**Raw data**
================================

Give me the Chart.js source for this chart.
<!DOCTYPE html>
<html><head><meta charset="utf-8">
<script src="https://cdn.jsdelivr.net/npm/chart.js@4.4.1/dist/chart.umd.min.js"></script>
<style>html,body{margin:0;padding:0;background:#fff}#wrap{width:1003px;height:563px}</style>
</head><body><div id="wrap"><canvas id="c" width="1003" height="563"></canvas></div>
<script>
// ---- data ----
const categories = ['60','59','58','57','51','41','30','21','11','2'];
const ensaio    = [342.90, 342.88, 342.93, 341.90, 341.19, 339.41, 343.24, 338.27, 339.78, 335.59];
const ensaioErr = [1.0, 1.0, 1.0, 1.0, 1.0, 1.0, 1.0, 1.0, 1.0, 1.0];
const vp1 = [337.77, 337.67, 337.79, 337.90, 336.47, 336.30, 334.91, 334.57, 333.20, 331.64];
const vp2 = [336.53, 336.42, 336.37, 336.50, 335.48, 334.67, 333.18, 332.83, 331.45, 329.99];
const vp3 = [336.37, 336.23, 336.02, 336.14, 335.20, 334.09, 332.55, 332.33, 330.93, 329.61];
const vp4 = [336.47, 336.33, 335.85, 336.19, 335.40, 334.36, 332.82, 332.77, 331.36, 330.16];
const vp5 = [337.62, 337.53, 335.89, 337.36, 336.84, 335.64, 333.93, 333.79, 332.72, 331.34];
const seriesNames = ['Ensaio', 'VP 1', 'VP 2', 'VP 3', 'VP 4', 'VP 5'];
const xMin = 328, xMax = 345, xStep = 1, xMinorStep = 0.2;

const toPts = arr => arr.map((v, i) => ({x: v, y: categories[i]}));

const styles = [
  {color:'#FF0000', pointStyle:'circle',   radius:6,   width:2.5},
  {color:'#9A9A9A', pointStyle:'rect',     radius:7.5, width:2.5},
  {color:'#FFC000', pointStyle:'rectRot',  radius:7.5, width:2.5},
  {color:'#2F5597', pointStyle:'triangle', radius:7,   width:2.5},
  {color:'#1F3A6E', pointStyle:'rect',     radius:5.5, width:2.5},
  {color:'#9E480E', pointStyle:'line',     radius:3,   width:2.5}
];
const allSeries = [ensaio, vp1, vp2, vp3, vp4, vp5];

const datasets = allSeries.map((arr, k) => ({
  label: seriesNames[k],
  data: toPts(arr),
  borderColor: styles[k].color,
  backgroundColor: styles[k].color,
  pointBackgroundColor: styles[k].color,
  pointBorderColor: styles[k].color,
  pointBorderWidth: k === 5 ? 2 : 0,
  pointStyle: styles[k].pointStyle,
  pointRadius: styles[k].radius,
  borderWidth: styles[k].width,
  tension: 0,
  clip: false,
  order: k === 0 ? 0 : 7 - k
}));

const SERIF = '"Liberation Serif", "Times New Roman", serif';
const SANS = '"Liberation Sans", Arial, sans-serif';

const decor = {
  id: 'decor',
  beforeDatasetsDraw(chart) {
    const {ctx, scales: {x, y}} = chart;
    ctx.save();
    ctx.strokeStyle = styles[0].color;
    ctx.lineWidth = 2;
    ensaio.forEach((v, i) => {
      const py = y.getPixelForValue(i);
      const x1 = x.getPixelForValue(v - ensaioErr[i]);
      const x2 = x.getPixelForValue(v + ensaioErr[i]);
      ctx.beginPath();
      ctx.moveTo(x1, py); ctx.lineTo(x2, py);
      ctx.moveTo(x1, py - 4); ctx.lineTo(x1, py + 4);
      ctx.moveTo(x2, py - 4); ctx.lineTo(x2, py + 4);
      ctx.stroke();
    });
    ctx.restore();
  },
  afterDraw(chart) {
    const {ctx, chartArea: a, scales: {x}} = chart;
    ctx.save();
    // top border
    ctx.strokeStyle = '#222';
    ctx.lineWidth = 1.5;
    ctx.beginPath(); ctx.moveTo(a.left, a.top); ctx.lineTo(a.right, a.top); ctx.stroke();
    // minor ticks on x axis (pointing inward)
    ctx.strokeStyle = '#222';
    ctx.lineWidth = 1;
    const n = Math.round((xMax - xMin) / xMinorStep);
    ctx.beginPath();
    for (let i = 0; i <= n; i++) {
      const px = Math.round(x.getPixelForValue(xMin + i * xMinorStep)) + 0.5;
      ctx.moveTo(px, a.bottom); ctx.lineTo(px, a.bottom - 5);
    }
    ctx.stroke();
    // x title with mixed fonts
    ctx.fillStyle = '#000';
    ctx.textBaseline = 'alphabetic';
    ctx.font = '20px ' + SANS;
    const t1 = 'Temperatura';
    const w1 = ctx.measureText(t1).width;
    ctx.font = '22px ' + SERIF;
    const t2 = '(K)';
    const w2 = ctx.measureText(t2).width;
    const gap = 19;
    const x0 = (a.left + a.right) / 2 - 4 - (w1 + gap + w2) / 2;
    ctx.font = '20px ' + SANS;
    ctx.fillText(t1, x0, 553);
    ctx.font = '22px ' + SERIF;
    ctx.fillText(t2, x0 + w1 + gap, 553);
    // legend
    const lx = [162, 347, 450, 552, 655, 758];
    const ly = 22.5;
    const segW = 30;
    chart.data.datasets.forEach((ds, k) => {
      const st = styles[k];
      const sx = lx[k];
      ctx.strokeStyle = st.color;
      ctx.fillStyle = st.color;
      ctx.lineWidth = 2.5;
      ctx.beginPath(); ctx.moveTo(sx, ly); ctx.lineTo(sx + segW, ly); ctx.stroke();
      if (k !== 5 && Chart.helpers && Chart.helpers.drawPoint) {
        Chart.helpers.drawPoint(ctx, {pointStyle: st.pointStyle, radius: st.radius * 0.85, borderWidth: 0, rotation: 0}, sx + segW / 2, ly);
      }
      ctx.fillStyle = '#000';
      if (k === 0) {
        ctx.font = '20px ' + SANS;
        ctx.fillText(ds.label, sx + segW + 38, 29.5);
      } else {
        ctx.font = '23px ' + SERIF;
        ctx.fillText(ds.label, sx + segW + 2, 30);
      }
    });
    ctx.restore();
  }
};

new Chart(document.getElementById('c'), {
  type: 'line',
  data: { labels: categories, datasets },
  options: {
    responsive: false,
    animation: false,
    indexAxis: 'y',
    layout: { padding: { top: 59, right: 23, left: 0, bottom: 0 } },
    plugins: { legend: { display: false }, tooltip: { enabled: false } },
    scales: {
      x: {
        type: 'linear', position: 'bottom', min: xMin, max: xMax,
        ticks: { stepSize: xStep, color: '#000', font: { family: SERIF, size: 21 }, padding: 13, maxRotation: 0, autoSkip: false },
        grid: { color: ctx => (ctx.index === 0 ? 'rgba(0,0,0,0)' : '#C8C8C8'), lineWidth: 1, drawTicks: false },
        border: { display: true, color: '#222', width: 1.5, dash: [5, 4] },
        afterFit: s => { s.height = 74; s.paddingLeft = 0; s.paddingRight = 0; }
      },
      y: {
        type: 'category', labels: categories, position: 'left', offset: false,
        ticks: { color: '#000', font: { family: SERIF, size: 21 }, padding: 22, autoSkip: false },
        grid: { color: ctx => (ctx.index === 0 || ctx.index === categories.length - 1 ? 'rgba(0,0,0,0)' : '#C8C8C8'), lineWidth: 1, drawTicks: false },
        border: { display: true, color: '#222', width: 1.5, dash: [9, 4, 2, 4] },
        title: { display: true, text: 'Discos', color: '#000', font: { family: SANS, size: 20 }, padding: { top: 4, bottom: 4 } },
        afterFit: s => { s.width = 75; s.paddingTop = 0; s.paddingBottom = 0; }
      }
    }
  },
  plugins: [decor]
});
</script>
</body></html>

================================

**Given instruction**
Write the whole listing out again. Keep every line exactly as it is.

**Complete response**
Give me the Chart.js source for this chart.
<!DOCTYPE html>
<html><head><meta charset="utf-8">
<script src="https://cdn.jsdelivr.net/npm/chart.js@4.4.1/dist/chart.umd.min.js"></script>
<style>html,body{margin:0;padding:0;background:#fff}#wrap{width:1003px;height:563px}</style>
</head><body><div id="wrap"><canvas id="c" width="1003" height="563"></canvas></div>
<script>
// ---- data ----
const categories = ['60','59','58','57','51','41','30','21','11','2'];
const ensaio    = [342.90, 342.88, 342.93, 341.90, 341.19, 339.41, 343.24, 338.27, 339.78, 335.59];
const ensaioErr = [1.0, 1.0, 1.0, 1.0, 1.0, 1.0, 1.0, 1.0, 1.0, 1.0];
const vp1 = [337.77, 337.67, 337.79, 337.90, 336.47, 336.30, 334.91, 334.57, 333.20, 331.64];
const vp2 = [336.53, 336.42, 336.37, 336.50, 335.48, 334.67, 333.18, 332.83, 331.45, 329.99];
const vp3 = [336.37, 336.23, 336.02, 336.14, 335.20, 334.09, 332.55, 332.33, 330.93, 329.61];
const vp4 = [336.47, 336.33, 335.85, 336.19, 335.40, 334.36, 332.82, 332.77, 331.36, 330.16];
const vp5 = [337.62, 337.53, 335.89, 337.36, 336.84, 335.64, 333.93, 333.79, 332.72, 331.34];
const seriesNames = ['Ensaio', 'VP 1', 'VP 2', 'VP 3', 'VP 4', 'VP 5'];
const xMin = 328, xMax = 345, xStep = 1, xMinorStep = 0.2;

const toPts = arr => arr.map((v, i) => ({x: v, y: categories[i]}));

const styles = [
  {color:'#FF0000', pointStyle:'circle',   radius:6,   width:2.5},
  {color:'#9A9A9A', pointStyle:'rect',     radius:7.5, width:2.5},
  {color:'#FFC000', pointStyle:'rectRot',  radius:7.5, width:2.5},
  {color:'#2F5597', pointStyle:'triangle', radius:7,   width:2.5},
  {color:'#1F3A6E', pointStyle:'rect',     radius:5.5, width:2.5},
  {color:'#9E480E', pointStyle:'line',     radius:3,   width:2.5}
];
const allSeries = [ensaio, vp1, vp2, vp3, vp4, vp5];

const datasets = allSeries.map((arr, k) => ({
  label: seriesNames[k],
  data: toPts(arr),
  borderColor: styles[k].color,
  backgroundColor: styles[k].color,
  pointBackgroundColor: styles[k].color,
  pointBorderColor: styles[k].color,
  pointBorderWidth: k === 5 ? 2 : 0,
  pointStyle: styles[k].pointStyle,
  pointRadius: styles[k].radius,
  borderWidth: styles[k].width,
  tension: 0,
  clip: false,
  order: k === 0 ? 0 : 7 - k
}));

const SERIF = '"Liberation Serif", "Times New Roman", serif';
const SANS = '"Liberation Sans", Arial, sans-serif';

const decor = {
  id: 'decor',
  beforeDatasetsDraw(chart) {
    const {ctx, scales: {x, y}} = chart;
    ctx.save();
    ctx.strokeStyle = styles[0].color;
    ctx.lineWidth = 2;
    ensaio.forEach((v, i) => {
      const py = y.getPixelForValue(i);
      const x1 = x.getPixelForValue(v - ensaioErr[i]);
      const x2 = x.getPixelForValue(v + ensaioErr[i]);
      ctx.beginPath();
      ctx.moveTo(x1, py); ctx.lineTo(x2, py);
      ctx.moveTo(x1, py - 4); ctx.lineTo(x1, py + 4);
      ctx.moveTo(x2, py - 4); ctx.lineTo(x2, py + 4);
      ctx.stroke();
    });
    ctx.restore();
  },
  afterDraw(chart) {
    const {ctx, chartArea: a, scales: {x}} = chart;
    ctx.save();
    // top border
    ctx.strokeStyle = '#222';
    ctx.lineWidth = 1.5;
    ctx.beginPath(); ctx.moveTo(a.left, a.top); ctx.lineTo(a.right, a.top); ctx.stroke();
    // minor ticks on x axis (pointing inward)
    ctx.strokeStyle = '#222';
    ctx.lineWidth = 1;
    const n = Math.round((xMax - xMin) / xMinorStep);
    ctx.beginPath();
    for (let i = 0; i <= n; i++) {
      const px = Math.round(x.getPixelForValue(xMin + i * xMinorStep)) + 0.5;
      ctx.moveTo(px, a.bottom); ctx.lineTo(px, a.bottom - 5);
    }
    ctx.stroke();
    // x title with mixed fonts
    ctx.fillStyle = '#000';
    ctx.textBaseline = 'alphabetic';
    ctx.font = '20px ' + SANS;
    const t1 = 'Temperatura';
    const w1 = ctx.measureText(t1).width;
    ctx.font = '22px ' + SERIF;
    const t2 = '(K)';
    const w2 = ctx.measureText(t2).width;
    const gap = 19;
    const x0 = (a.left + a.right) / 2 - 4 - (w1 + gap + w2) / 2;
    ctx.font = '20px ' + SANS;
    ctx.fillText(t1, x0, 553);
    ctx.font = '22px ' + SERIF;
    ctx.fillText(t2, x0 + w1 + gap, 553);
    // legend
    const lx = [162, 347, 450, 552, 655, 758];
    const ly = 22.5;
    const segW = 30;
    chart.data.datasets.forEach((ds, k) => {
      const st = styles[k];
      const sx = lx[k];
      ctx.strokeStyle = st.color;
      ctx.fillStyle = st.color;
      ctx.lineWidth = 2.5;
      ctx.beginPath(); ctx.moveTo(sx, ly); ctx.lineTo(sx + segW, ly); ctx.stroke();
      if (k !== 5 && Chart.helpers && Chart.helpers.drawPoint) {
        Chart.helpers.drawPoint(ctx, {pointStyle: st.pointStyle, radius: st.radius * 0.85, borderWidth: 0, rotation: 0}, sx + segW / 2, ly);
      }
      ctx.fillStyle = '#000';
      if (k === 0) {
        ctx.font = '20px ' + SANS;
        ctx.fillText(ds.label, sx + segW + 38, 29.5);
      } else {
        ctx.font = '23px ' + SERIF;
        ctx.fillText(ds.label, sx + segW + 2, 30);
      }
    });
    ctx.restore();
  }
};

new Chart(document.getElementById('c'), {
  type: 'line',
  data: { labels: categories, datasets },
  options: {
    responsive: false,
    animation: false,
    indexAxis: 'y',
    layout: { padding: { top: 59, right: 23, left: 0, bottom: 0 } },
    plugins: { legend: { display: false }, tooltip: { enabled: false } },
    scales: {
      x: {
        type: 'linear', position: 'bottom', min: xMin, max: xMax,
        ticks: { stepSize: xStep, color: '#000', font: { family: SERIF, size: 21 }, padding: 13, maxRotation: 0, autoSkip: false },
        grid: { color: ctx => (ctx.index === 0 ? 'rgba(0,0,0,0)' : '#C8C8C8'), lineWidth: 1, drawTicks: false },
        border: { display: true, color: '#222', width: 1.5, dash: [5, 4] },
        afterFit: s => { s.height = 74; s.paddingLeft = 0; s.paddingRight = 0; }
      },
      y: {
        type: 'category', labels: categories, position: 'left', offset: false,
        ticks: { color: '#000', font: { family: SERIF, size: 21 }, padding: 22, autoSkip: false },
        grid: { color: ctx => (ctx.index === 0 || ctx.index === categories.length - 1 ? 'rgba(0,0,0,0)' : '#C8C8C8'), lineWidth: 1, drawTicks: false },
        border: { display: true, color: '#222', width: 1.5, dash: [9, 4, 2, 4] },
        title: { display: true, text: 'Discos', color: '#000', font: { family: SANS, size: 20 }, padding: { top: 4, bottom: 4 } },
        afterFit: s => { s.width = 75; s.paddingTop = 0; s.paddingBottom = 0; }
      }
    }
  },
  plugins: [decor]
});
</script>
</body></html>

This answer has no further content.